Had a "sensory overload" once at some glow in the dark event thing and just went home. Once I got outside it was all great and amazing though, it's all set/setting and dose with this kind of trip. I guess we're all bound to have these and it teaches you to take psychedelics in a respectful way. I'd say this qualifies as a bad trip, you don't really learn a lot from it, but in no way is it uncontrollable. Some might say external factors, but if your dose is high enough that you're not able to deal with it, then you definitely did something wrong. (E.g right dose for the right place/activity, you know the deal) Everyone has bad judgement every once and a while, so it's not like you're using psychedelics improperly or anything, just some factors to note for your next experience
 
Don't ever make the mistake of assuming you're immune to bad trips, because you've never had one before. That's a surefire way to get burned.

Most of the time, bad trips are caused by only a few things.
1. Doing psychedelics in an inappropriate circumstance. Say, doing acid in your bedroom with your anti-drug parents outside. Or doing DXM at school.
2. Taking the wrong drug (testing/labeling issue, or recklessness), too much of a drug (measurement error or plain foolishness), or having an unexpected drug interaction.
3. Unexpected intensity of the trip causing e.g. paranoia that spirals out of control.

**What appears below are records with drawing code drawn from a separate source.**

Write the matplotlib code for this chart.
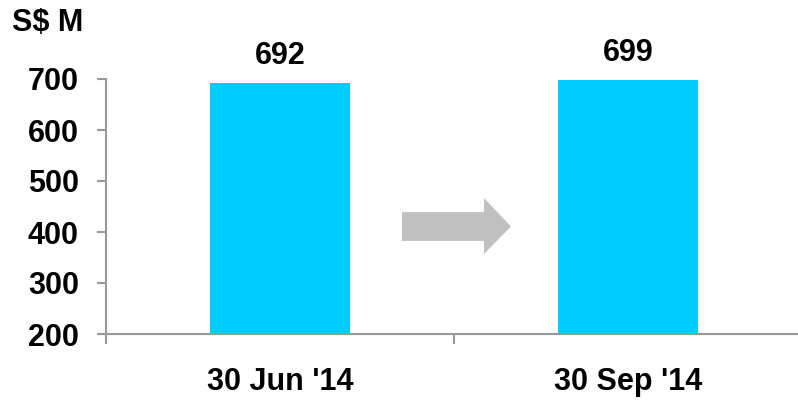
import matplotlib
matplotlib.use("Agg")
import matplotlib.pyplot as plt
from matplotlib.patches import Polygon

categories = ["30 Jun '14", "30 Sep '14"]
values = [692, 699]
yticks = [200, 300, 400, 500, 600, 700]
unit_label = "S$ M"

plt.rcParams['font.family'] = ['Liberation Sans', 'DejaVu Sans']
plt.rcParams['font.weight'] = 'bold'

fig = plt.figure(figsize=(7.98, 4.0), dpi=100)
ax = fig.add_axes([106/798, 66/400, 696/798, 255/400])

x = list(range(len(categories)))
ax.bar(x, values, width=0.4, color='#00CCFF', zorder=2)

ax.set_xlim(-0.5, len(categories) - 0.5)
ax.set_ylim(200, 700)
ax.set_yticks(yticks)
ax.set_yticklabels([str(t) for t in yticks], fontsize=22, fontweight='bold')
ax.set_xticks(x)
ax.set_xticklabels(categories, fontsize=22, fontweight='bold')
ax.set_xticks([i - 0.5 for i in range(len(categories))], minor=True)

for s in ['top', 'right']:
    ax.spines[s].set_visible(False)
for s in ['left', 'bottom']:
    ax.spines[s].set_color('#999999')
    ax.spines[s].set_linewidth(1.5)
    ax.spines[s].set_zorder(3)
ax.spines['bottom'].set_bounds(-0.5, len(categories) - 0.5)

ax.tick_params(axis='y', which='major', length=6.5, width=1.5, color='#999999', pad=13)
ax.tick_params(axis='x', which='major', length=0, pad=23.5)
ax.tick_params(axis='x', which='minor', length=7, width=1.5, color='#999999')

for xi, v in zip(x, values):
    ax.annotate(str(v), (xi, v), xytext=(0, 13.5), textcoords='offset points',
                ha='center', va='baseline', fontsize=22, fontweight='bold',
                annotation_clip=False)

arrow = Polygon([(0.4253, 0.478), (0.5431, 0.478), (0.5431, 0.533), (0.5819, 0.4215),
                 (0.5431, 0.314), (0.5431, 0.365), (0.4253, 0.365)],
                closed=True, transform=ax.transAxes, facecolor='#C0C0C0',
                edgecolor='none', zorder=2)
ax.add_patch(arrow)

fig.text(12/798, 1 - 23/400, unit_label, ha='left', va='center', fontsize=22, fontweight='bold')

fig.savefig('out.png', dpi=100)
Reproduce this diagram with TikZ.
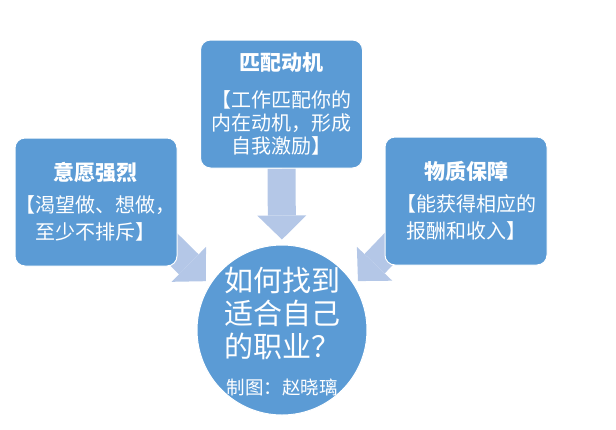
\documentclass[tikz,border=0pt]{standalone}
\usepackage{fontspec}
\setmainfont{Noto Sans CJK SC}
\usetikzlibrary{arrows.meta,backgrounds,calc}
\definecolor{boxblue}{RGB}{91,155,213}
\definecolor{arrowblue}{RGB}{180,199,231}
\newcommand{\boxhead}[1]{{\fontsize{21}{23}\selectfont\bfseries #1}}

\begin{document}
\begin{tikzpicture}[x=1pt, y=-1pt,
	box/.style={fill=boxblue, draw=white, line width=1pt, rounded corners=10pt, minimum width=162pt, minimum height=128pt, text=white, align=center, inner sep=1pt, font=\fontsize{20}{27}\selectfont},
	goalcircle/.style={circle, fill=boxblue, draw=white, line width=1pt, minimum size=170pt, inner sep=0pt},
	fat arrow/.style={arrowblue, line width=28pt, shorten >=5pt, -{Triangle[length=24pt, width=49pt, line width=0pt]}}]
	\useasboundingbox (0,0) rectangle (616,429);
				\node[box] (will) at (96,202) {\boxhead{意愿强烈}\\[5pt]【渴望做、想做，\\至少不排斥】};
				\node[box, font=\fontsize{20}{23}\selectfont] (match) at (281.5,104) {\boxhead{匹配动机}\\[14pt]【工作匹配你的\\内在动机，形成\\自我激励】};
				\node[box] (wealth) at (466,201) {\boxhead{物质保障}\\[5pt]【能获得相应的\\报酬和收入】};
				\node[goalcircle] (goal) at (282,330) {};
				\node[text=white, align=center, inner sep=0pt, font=\fontsize{29}{33}\selectfont] (question) at (282,332) {如何找到\\适合自己\\的职业？\\[4pt]{\fontsize{18.5}{24}\selectfont 制图：赵晓璃}};
				% arrows sit behind the boxes
				\coordinate (willtail) at ($(will.south east)+(-20,-33)$);
				\coordinate (wealthtail) at ($(wealth.south west)+(20,-33)$);
				\begin{scope}[on background layer]
				\draw[fat arrow] (match.south) -- (goal.north);
				\draw[fat arrow] (willtail) -- (goal.148);
				\draw[fat arrow] (wealthtail) -- (goal.32);
				\end{scope}
			\end{tikzpicture}
\end{document}
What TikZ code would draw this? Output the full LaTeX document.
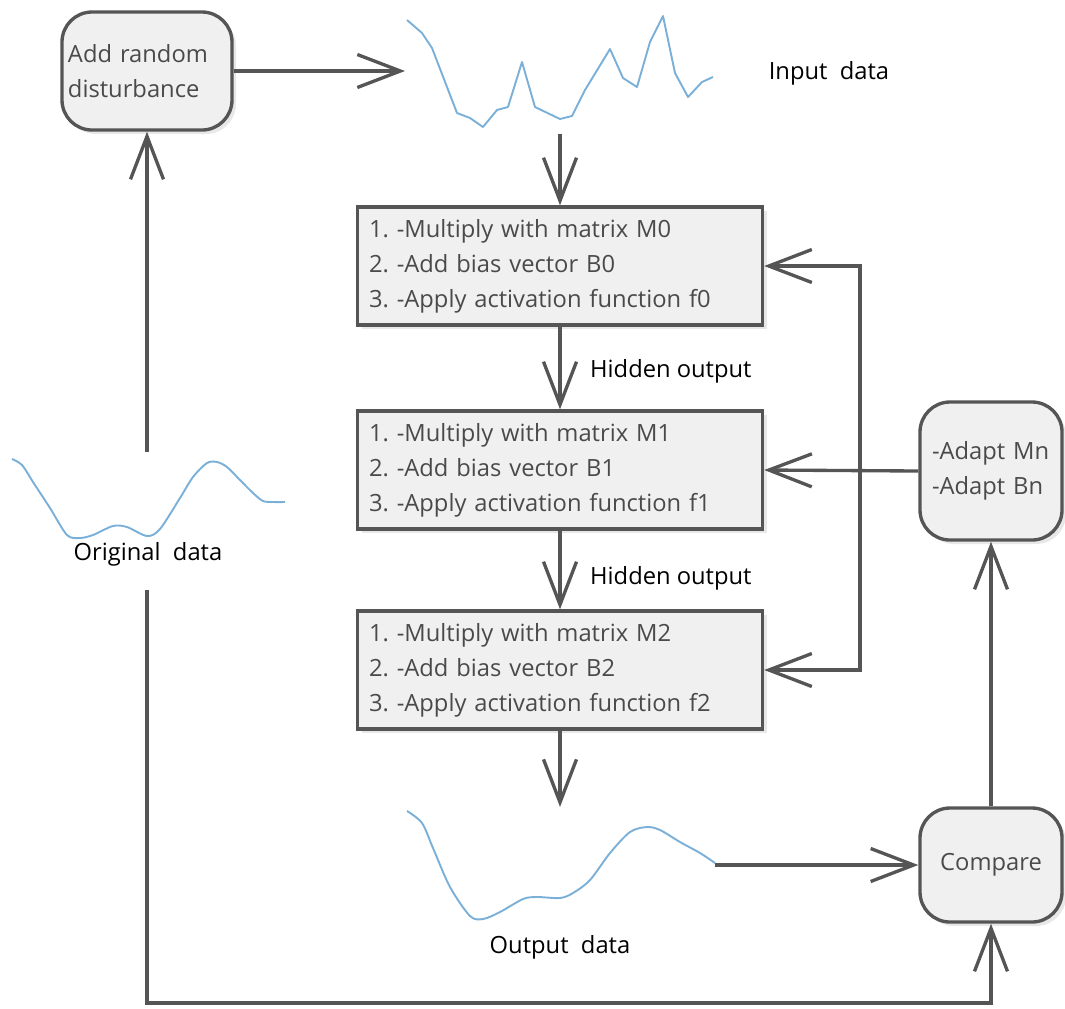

If you respect psychedelics and yourself, and have a understanding of the drug (and a sitter) you'll be a lot more likely to weather a potentially bad trip in good spirits. Even then, eventually you're going to run into some combination of circumstance and drug use that leaves you less than happy at the end.

It also depends how you define "bad trip" - if for instance you eat a few grams of shrooms looking for some nice visuals and a buzz, and end up having a hellish introspective visions that leaves you curled up in the dark, insecure and alone, trying to avoid any stimulus, some people may actually interpret that as a bad trip rather than a "healing experience". But I know some people who think that's a good use of their Friday night, so to each their own.

TL;DR If you keep pushing your luck, you'll eventually have something you could call a bad trip. Even if it's not a textbook hellish experience from beginning to end, some trips are just better than others. (You could also have something really fucked up happen, like watching a friend die, or get arrested or robbed or something. That tends to make trips sour really fucking fast.)

I also found fighting the drugs effect can push you into a really bad place. On my MDMA bad trip, I felt pretty good until I started fighting back because it was too intense. I was trying to tame the drugs wild interactions with my body, when I should of had just let it run its course the whole time.